3.)  IDK. Once in a while, I see that someone bought something for less. A few resorts won't have ROFR such as Flamingo in Las Vegas. You can certainly offer less. The seller may say no, but if they say yes and Hilton takes the contract back from under you, you can try again with another contract.


----------



## Mister Sir (Jan 6, 2016)

Ewart7 said:


> I wonder how many people assume they won't buy at the presentation and so don't do
> their homework and end up buying and then wake up and say WTF did I just do.



Yup, that would be me. Luckily, I too found TUG and rescinded for a full refund. I later acquired a free timeshare from another Tugger and have so far enjoyed two fabulous Christmas vacations with our family of 12! :whoopie:


----------



## SmithOp (Jan 6, 2016)

Several of us have reported that Hilton is NOT exercising ROFR, contrary to what most brokers will tell you to get a higher price for the seller.  

Offer what you consider a fair price, I wouldn't go over 90 cents a point for a 7k contract ($6300).  I just had a 14.4k pass ROFR at 90 cents a point, Dec 10th.


Sent from my iPad Mini 4 using Tapatalk


----------



## Ronin (Jan 6, 2016)

Thanks for feedback .. I did not include MF because its a given in any scenario. Your calculation are spot on.. Just wanted to make sure I wasn't missing something.


----------



## Ronin (Jan 6, 2016)

Awesome thanks for feedback


----------



## Ronin (Jan 6, 2016)

Super... This is consistent with what I read on board and other have been responding to..

Thanks,


----------



## Ronin (Jan 6, 2016)

Thanks for the price per point suggestion...


----------



## Ronin (Jan 6, 2016)

I want to thank those who responded to my post.. Your experience, views and suggestions are much appreciated. 

I will provide update when I close on a resale deal.  You are ALL AWESOME!!!


----------



## Ronin (Jan 8, 2016)

Ok so now I'm confused.  I've read all the pros/cons of TS owner on this board..

I am excited that I can obtain a premium TS for a fraction of the retail cost.  

Now I'm on the fence after researching TS rentals ..  I'm finding I can rent most timeshares for the cost of maintenance fees. 

So what is the real advantage to owning a TS? I go on vacations 1-2 weeks every year with the family already and spend equal to or less than yearly maintenance fees.

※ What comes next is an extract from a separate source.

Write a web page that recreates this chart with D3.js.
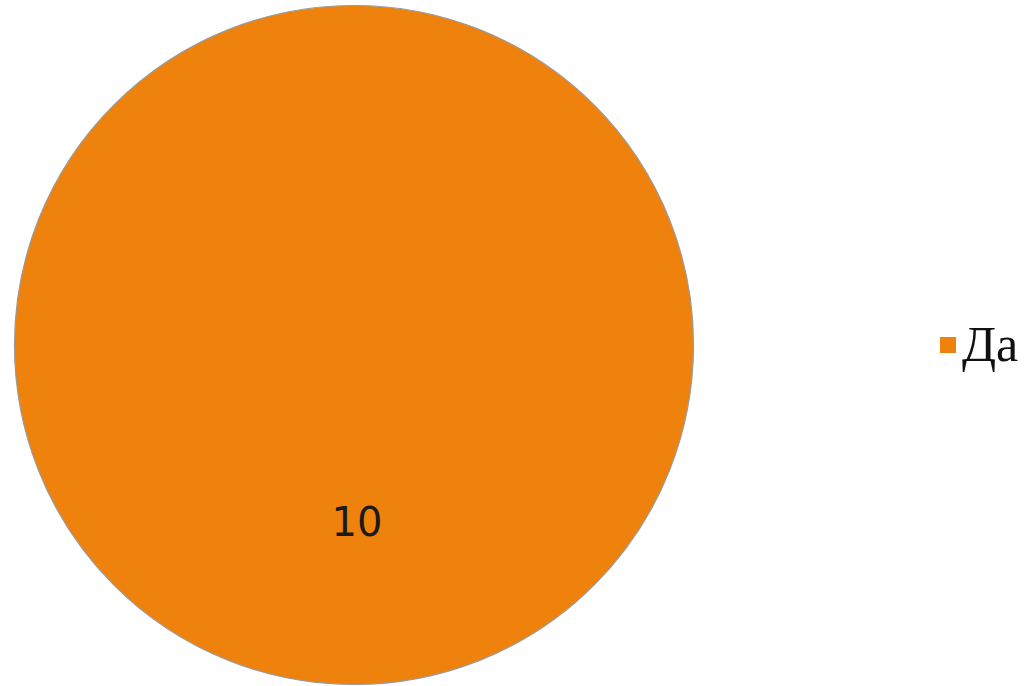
<!DOCTYPE html>
<html>
<head>
<meta charset="utf-8">
<script src="https://cdn.jsdelivr.net/npm/d3@7"></script>
<style>
  html, body { margin: 0; padding: 0; background: #fff; }
  svg { display: block; }
</style>
</head>
<body>
<svg id="chart" width="1029" height="686"></svg>
<script>
// data
const categories = ["Да"];
const values = [10];
const colors = ["#ef820c"];

const width = 1029, height = 686;
const svg = d3.select("#chart");

const cx = 354, cy = 345, radius = 339.5;

const pie = d3.pie().sort(null).value((d) => d.value);
const arcs = pie(categories.map((c, i) => ({ name: c, value: values[i] })));
const arc = d3.arc().innerRadius(0).outerRadius(radius);
const color = d3.scaleOrdinal().domain(categories).range(colors);

const g = svg.append("g").attr("transform", `translate(${cx},${cy})`);

g.selectAll(".slice")
  .data(arcs)
  .enter()
  .append("path")
  .attr("class", "slice")
  .attr("d", arc)
  .attr("fill", (d) => color(d.data.name))
  .attr("stroke", "#9a9a9a")
  .attr("stroke-width", 1.2);

// value labels (a full circle puts the label below the centre, like the source)
const labelArc = d3.arc().innerRadius(radius * 0.52).outerRadius(radius * 0.52);
g.selectAll(".label")
  .data(arcs)
  .enter()
  .append("text")
  .attr("class", "label")
  .attr("transform", (d) => {
    const [x, y] = labelArc.centroid(d);
    // for a single full slice the centroid lands at the bottom
    return arcs.length === 1 ? `translate(3,${radius * 0.52})` : `translate(${x},${y})`;
  })
  .attr("text-anchor", "middle")
  .attr("dy", "0.36em")
  .style("font-family", "'DejaVu Sans', Verdana, sans-serif")
  .style("font-size", "40px")
  .style("fill", "#1a1a1a")
  .text((d) => d.data.value);

// legend
const legend = svg.append("g").attr("transform", "translate(940,345)");
const items = legend.selectAll(".item")
  .data(categories)
  .enter()
  .append("g")
  .attr("class", "item")
  .attr("transform", (d, i) => `translate(0,${i * 56})`);

items.append("rect")
  .attr("x", 0)
  .attr("y", -8)
  .attr("width", 16)
  .attr("height", 16)
  .attr("fill", (d) => color(d));

items.append("text")
  .attr("x", 22)
  .attr("y", 16)
  .style("font-family", "'Liberation Serif', 'Times New Roman', serif")
  .style("font-size", "50px")
  .style("fill", "#111")
  .text((d) => d);
</script>
</body>
</html>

Although its in a hotel room not 2 bedroom suites but researching on internet it looks like I can rent those too for price of the nightly hotel stay.

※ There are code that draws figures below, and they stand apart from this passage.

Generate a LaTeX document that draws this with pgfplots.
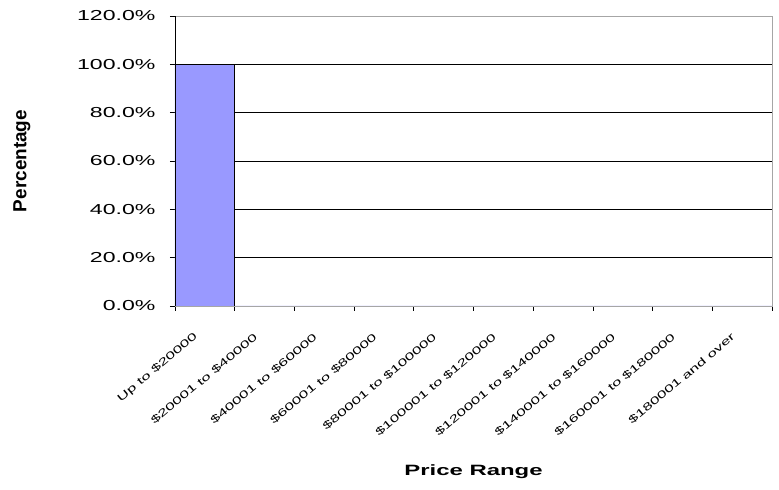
\documentclass[border=0pt]{standalone}
\usepackage{fontspec}
\setmainfont{Liberation Sans}[FakeStretch=1.6]
\newfontfamily\rotfont{Liberation Sans}
\usepackage{pgfplots}
\pgfplotsset{compat=1.18}
\definecolor{barblue}{RGB}{153,153,255}
\begin{document}
\begin{tikzpicture}[x=1bp,y=1bp]
\begin{axis}[
  at={(0,0)}, anchor=south west,
  scale only axis, width=597bp, height=290bp,
  xmin=0, xmax=10, ymin=0, ymax=120,
  axis line style={draw=gray!70, line width=0.8bp},
  ytick={0,20,...,120},
  yticklabels={0.0\%,20.0\%,40.0\%,60.0\%,80.0\%,100.0\%,120.0\%},
  ymajorgrids, grid style={black, line width=0.8bp},
  xtick={0.5,1.5,...,9.5},
  xticklabels={Up to \$20000, \$20001 to \$40000, \$40001 to \$60000, \$60001 to \$80000, \$80001 to \$100000, \$100001 to \$120000, \$120001 to \$140000, \$140001 to \$160000, \$160001 to \$180000, \$180001 and over},
  major x tick style={draw=none},
  minor xtick={0,1,...,10},
  minor tick length=5bp, major tick length=5bp,
  tick align=outside, xtick pos=left, ytick pos=left,
  tick style={black, line width=0.8bp},
  yticklabel style={font=\fontsize{14.5}{16}\selectfont, xshift=-11bp},
  xticklabel style={font=\fontsize{10.5}{12}\selectfont, rotate=40, anchor=east, yshift=-13bp, xshift=-19bp},
  xlabel={Price Range}, ylabel={Percentage},
  x label style={at={(axis description cs:0.5,0)}, anchor=center, yshift=-166bp, font=\bfseries\fontsize{15}{17}\selectfont},
  y label style={at={(axis description cs:0,0.5)}, anchor=center, yshift=153bp, font=\rotfont\bfseries\fontsize{19}{21}\selectfont},
]
\addplot[ybar, bar width=1, fill=barblue, draw=black, line width=0.8bp] coordinates {
  (0.5,100) (1.5,0) (2.5,0) (3.5,0) (4.5,0) (5.5,0) (6.5,0) (7.5,0) (8.5,0) (9.5,0)
};
\draw[black, line width=0.8bp] (rel axis cs:0,0) -- (rel axis cs:0,1);
\draw[black, line width=0.8bp] (rel axis cs:0,0) -- (rel axis cs:1,0);
\end{axis}
\path[use as bounding box] (-175,-184) rectangle (604,306);
\end{tikzpicture}
\end{document}
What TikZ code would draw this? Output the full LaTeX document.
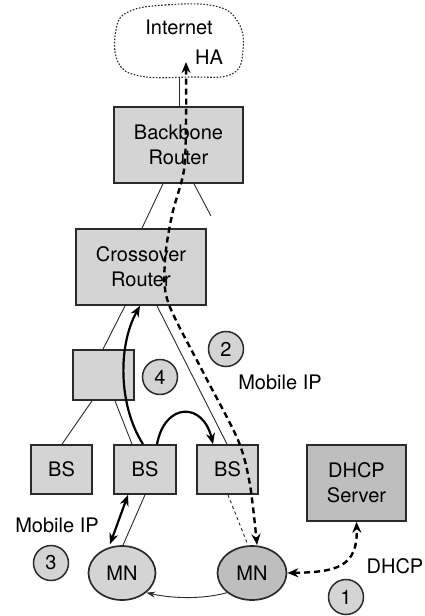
\documentclass[tikz,border=0pt]{standalone}
\usepackage{fontspec}
\setmainfont{TeX Gyre Heros}
\usetikzlibrary{arrows.meta,calc,shapes.geometric}
\definecolor{boxfill}{HTML}{D4D4D4}
\definecolor{darkfill}{HTML}{BEBEBE}
\definecolor{edge}{HTML}{2A2A2A}
\tikzset{
  netbox/.style={draw=edge, line width=1.7pt, fill=boxfill, minimum width=#1, inner sep=0pt, align=center, font=\fontsize{20}{25}\selectfont},
  mnode/.style={ellipse, draw=edge, line width=1.7pt, fill=boxfill, minimum width=67pt, minimum height=54pt, inner sep=0pt, font=\fontsize{20}{25}\selectfont},
  stepnum/.style={circle, draw=edge, line width=1.5pt, fill=boxfill, minimum size=35pt, inner sep=0pt, font=\fontsize{20}{25}\selectfont},
  lbl/.style={font=\fontsize{20}{25}\selectfont, inner sep=0pt},
  thin/.style={draw=edge, line width=0.9pt},
  thickarrow/.style={draw=black, line width=2.2pt, -{Stealth[length=11pt,width=9pt]}},
  dasharrow/.style={draw=black, line width=2.4pt, dash pattern=on 6pt off 4pt, {Stealth[length=11pt,width=9pt]}-{Stealth[length=11pt,width=9pt]}},
}
\begin{document}
\begin{tikzpicture}[x=1pt,y=-1pt]
\useasboundingbox (0,0) rectangle (425,616);
% cloud
\draw[dash pattern=on 1.6pt off 1.6pt, line width=1.1pt, draw=edge] plot[smooth cycle, tension=0.7] coordinates {(128,12) (165,5) (215,6) (238,22) (243,50) (232,74) (190,77) (140,76) (118,62) (116,30)};
\node[lbl] (inet) at (179,27) {Internet};
\node[lbl] (ha) at (209,57) {HA};
\coordinate (cloudb) at (179,77);
% boxes
\node[netbox=129pt, minimum height=76pt] (bb) at (178.5,145) {Backbone\\Router};
\node[netbox=130pt, minimum height=76pt] (cr) at (141,267) {Crossover\\Router};
\node[netbox=61pt, minimum height=50pt] (sb) at (103.5,375) {};
\node[netbox=61pt, minimum height=49pt] (bs1) at (61.5,469.5) {BS};
\node[netbox=62pt, minimum height=49pt] (bs2) at (145,469.5) {BS};
\node[netbox=61pt, minimum height=49pt] (bs3) at (227.5,469.5) {BS};
\node[netbox=99pt, minimum height=76pt, fill=darkfill] (dhcp) at (356.5,483) {DHCP\\Server};
\node[mnode] (mn1) at (122,573) {MN};
\node[mnode, fill=darkfill, minimum width=69pt] (mn2) at (252,573) {MN};
% step circles and labels
\node[stepnum] (s2) at (226,349) {2};
\node[stepnum] (s4) at (160,377) {4};
\node[stepnum] (s3) at (51,563) {3};
\node[stepnum] (s1) at (346,597) {1};
\node[lbl] (mip1) at (280,382) {Mobile IP};
\node[lbl] (mip2) at (57,525) {Mobile IP};
\node[lbl] (dh) at (395,566) {DHCP};
% thin links
\draw[thin] (cloudb) -- (bb.north -| cloudb);
\draw[thin] ([xshift=-15.5pt]bb.south) -- ([xshift=1pt]cr.north);
\coordinate (stub) at (211,216);
\draw[thin] ([xshift=15.5pt]bb.south) -- (stub);
\draw[thin] ([xshift=-16pt]cr.south) -- ([xshift=-0.5pt]sb.north);
\draw[thin] ([xshift=16pt]cr.south) -- ([xshift=-0.5pt]bs3.north);
\draw[thin] ([xshift=-11.5pt]sb.south) -- ([xshift=0.5pt]bs1.north);
\draw[thin] ([xshift=11.5pt]sb.south) -- ([xshift=-13pt]bs2.north);
\draw[thin] ([xshift=0pt]bs2.south) -- ([xshift=1pt]mn1.north);
\draw[thin, dashed] ([xshift=0.5pt]bs3.south) -- ([xshift=-4pt]mn2.north);
% arrows
\draw[thickarrow] ([xshift=-2pt]bs2.north) .. controls (118,405) and (118,345) .. ([xshift=-1pt]cr.south);
\draw[thickarrow] ([xshift=12pt]bs2.north) .. controls (165,402) and (203,402) .. ([xshift=-14.5pt]bs3.north);
\draw[line width=2.2pt, {Stealth[length=11pt,width=9pt]}-{Stealth[length=11pt,width=9pt]}] ([xshift=-17pt]bs2.south) -- ([xshift=-12pt,yshift=1pt]mn1.north);
\draw[thin, -{Stealth[length=9pt,width=6pt]}] (mn2.south west) .. controls (200,600) and (170,598) .. (mn1.south east);
\draw[dasharrow] (mn2.east) .. controls (335,572) and (358,568) .. (dhcp.south);
\draw[dasharrow] plot[smooth, tension=0.5] coordinates {(186,62) (186,120) (184,170) (172,215) (165,260) (168,302) (203,372) (238,440) (250,485) (257,545)};
\end{tikzpicture}
\end{document}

If Hilton, Marriott or Hyatt TS maintenance fees were lower than what someone would pay for a rental reservation or even restrict reservations then that would be an advantage.

What am I missing?


----------



## taterhed (Jan 8, 2016)

Ronin said:


> Ok so now I'm confused. I've read all the pros/cons of TS owner on this board..
> 
> I am excited that I can obtain a premium TS for a fraction of the retail cost.
> 
> ...


 
  Ha.. ha ..ha
 Slow down Hoss!

 You are moving way too fast.  It's very understandable.

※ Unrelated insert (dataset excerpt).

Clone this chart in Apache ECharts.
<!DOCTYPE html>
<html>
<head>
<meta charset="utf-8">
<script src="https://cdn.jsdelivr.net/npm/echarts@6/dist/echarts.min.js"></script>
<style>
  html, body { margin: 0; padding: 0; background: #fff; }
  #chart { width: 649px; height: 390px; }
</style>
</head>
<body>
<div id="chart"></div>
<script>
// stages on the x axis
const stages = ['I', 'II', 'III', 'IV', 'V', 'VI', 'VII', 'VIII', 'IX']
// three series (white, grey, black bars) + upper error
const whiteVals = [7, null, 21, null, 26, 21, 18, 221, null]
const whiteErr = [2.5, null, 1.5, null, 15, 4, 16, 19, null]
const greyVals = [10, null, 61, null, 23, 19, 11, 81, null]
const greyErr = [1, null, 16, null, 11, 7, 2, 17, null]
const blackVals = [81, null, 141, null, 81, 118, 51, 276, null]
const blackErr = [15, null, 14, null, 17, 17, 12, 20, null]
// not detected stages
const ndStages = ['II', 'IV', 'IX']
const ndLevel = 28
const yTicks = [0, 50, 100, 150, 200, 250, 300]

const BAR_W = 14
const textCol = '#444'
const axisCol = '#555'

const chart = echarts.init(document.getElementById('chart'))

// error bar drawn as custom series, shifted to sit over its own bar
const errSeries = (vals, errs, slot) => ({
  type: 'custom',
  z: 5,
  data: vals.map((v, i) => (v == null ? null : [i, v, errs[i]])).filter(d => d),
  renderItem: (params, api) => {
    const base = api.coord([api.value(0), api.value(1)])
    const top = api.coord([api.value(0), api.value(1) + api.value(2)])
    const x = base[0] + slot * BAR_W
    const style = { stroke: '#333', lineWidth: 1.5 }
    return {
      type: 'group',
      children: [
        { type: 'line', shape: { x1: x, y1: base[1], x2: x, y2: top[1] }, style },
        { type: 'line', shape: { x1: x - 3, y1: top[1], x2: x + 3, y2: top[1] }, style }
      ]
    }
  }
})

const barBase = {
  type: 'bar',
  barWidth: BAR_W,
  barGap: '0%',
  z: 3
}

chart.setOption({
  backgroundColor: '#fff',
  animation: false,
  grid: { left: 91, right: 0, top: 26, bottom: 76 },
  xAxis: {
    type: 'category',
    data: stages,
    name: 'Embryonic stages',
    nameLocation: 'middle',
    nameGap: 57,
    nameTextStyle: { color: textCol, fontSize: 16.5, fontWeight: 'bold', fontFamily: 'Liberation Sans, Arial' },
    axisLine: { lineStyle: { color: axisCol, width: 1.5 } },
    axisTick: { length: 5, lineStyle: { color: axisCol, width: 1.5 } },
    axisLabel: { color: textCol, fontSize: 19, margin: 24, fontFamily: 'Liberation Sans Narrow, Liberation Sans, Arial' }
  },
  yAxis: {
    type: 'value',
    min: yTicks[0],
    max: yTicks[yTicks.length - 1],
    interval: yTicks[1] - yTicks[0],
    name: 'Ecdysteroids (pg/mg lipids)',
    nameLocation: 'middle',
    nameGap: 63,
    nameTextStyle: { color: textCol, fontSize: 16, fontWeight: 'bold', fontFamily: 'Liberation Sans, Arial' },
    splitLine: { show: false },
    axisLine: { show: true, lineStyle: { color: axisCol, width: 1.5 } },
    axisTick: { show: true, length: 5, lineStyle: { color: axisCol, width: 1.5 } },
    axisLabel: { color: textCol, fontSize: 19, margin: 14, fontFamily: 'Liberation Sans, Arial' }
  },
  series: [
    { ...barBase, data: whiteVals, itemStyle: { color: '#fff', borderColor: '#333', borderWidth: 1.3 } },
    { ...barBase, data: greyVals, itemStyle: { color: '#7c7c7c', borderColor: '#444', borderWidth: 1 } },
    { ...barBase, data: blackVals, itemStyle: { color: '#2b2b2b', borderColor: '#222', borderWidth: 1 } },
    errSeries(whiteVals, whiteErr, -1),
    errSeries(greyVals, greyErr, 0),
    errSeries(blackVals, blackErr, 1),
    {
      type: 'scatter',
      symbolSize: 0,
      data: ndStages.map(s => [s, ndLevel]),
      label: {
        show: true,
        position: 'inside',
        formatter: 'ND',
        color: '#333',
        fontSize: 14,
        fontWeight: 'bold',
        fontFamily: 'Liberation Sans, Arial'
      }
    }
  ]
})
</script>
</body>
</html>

You are correct; you should rent first and decide which TS system and what location are right for you.  The rental should not be much more than the MF's (or less in some cases) unless you are trying to rent at super-premium times/locations (like Christmas in XXXX or prime ski weeks etc...).  If you like what you see (resort, company, location, size etc...) then you can start responsibly researching and making an offer.  (After getting lots of informed answers on TUG!) 
Buying a timeshare is like marriage (ok, maybe like marriage 50 years ago!):  it's for life.  You are committing to pay MF's (and assessments) until 'death do us part' or you can sell it/give it away.  Don't jump, walk into ownership. 
The advantage of timeshares are many.....but too many to enumerate fully in this post.  So, read the beginner stickys and 'new to timesharing' threads.  you'll learn a lot. For example:  you can buy one timeshare (lock-off) and turn into two weeks.  You can buy a timeshare with a lower MF/purchase cost and trade into a more desirable location. You can buy a week/location for your preference that may not be (readily) available on the rental market.
 
 good luck and welcome to TUG!


----------



## Seagila (Jan 8, 2016)

Ronin said:


> Now I'm on the fence after researching TS rentals ..  I'm finding I can rent most timeshares for the cost of maintenance fees.
> 
> So what is the real advantage to owning a TS? I go on vacations 1-2 weeks every year with the family already and spend equal to or less than yearly maintenance fees. Although its in a hotel room not 2 bedroom suites but researching on internet it looks like I can rent those too for price of the nightly hotel stay.
> 
> ...



If you travel and go to resorts at peak demand times when the resorts are hard to book, owning gives you the advantage of ensuring you secure your reservation without relying on someone to put up their unit for rent.

If you're finding the rental rates for the places and times you travel being equal to or less than the annual cost of owning a TS in that resort, then you may be better off renting for now.  Depending on where you want to purchase a TS, there will usually be resale inventory available when you're ready to commit to owning. Take your time. No need to rush. It'll be harder to sell the TS once you bought it, even a resale one.


----------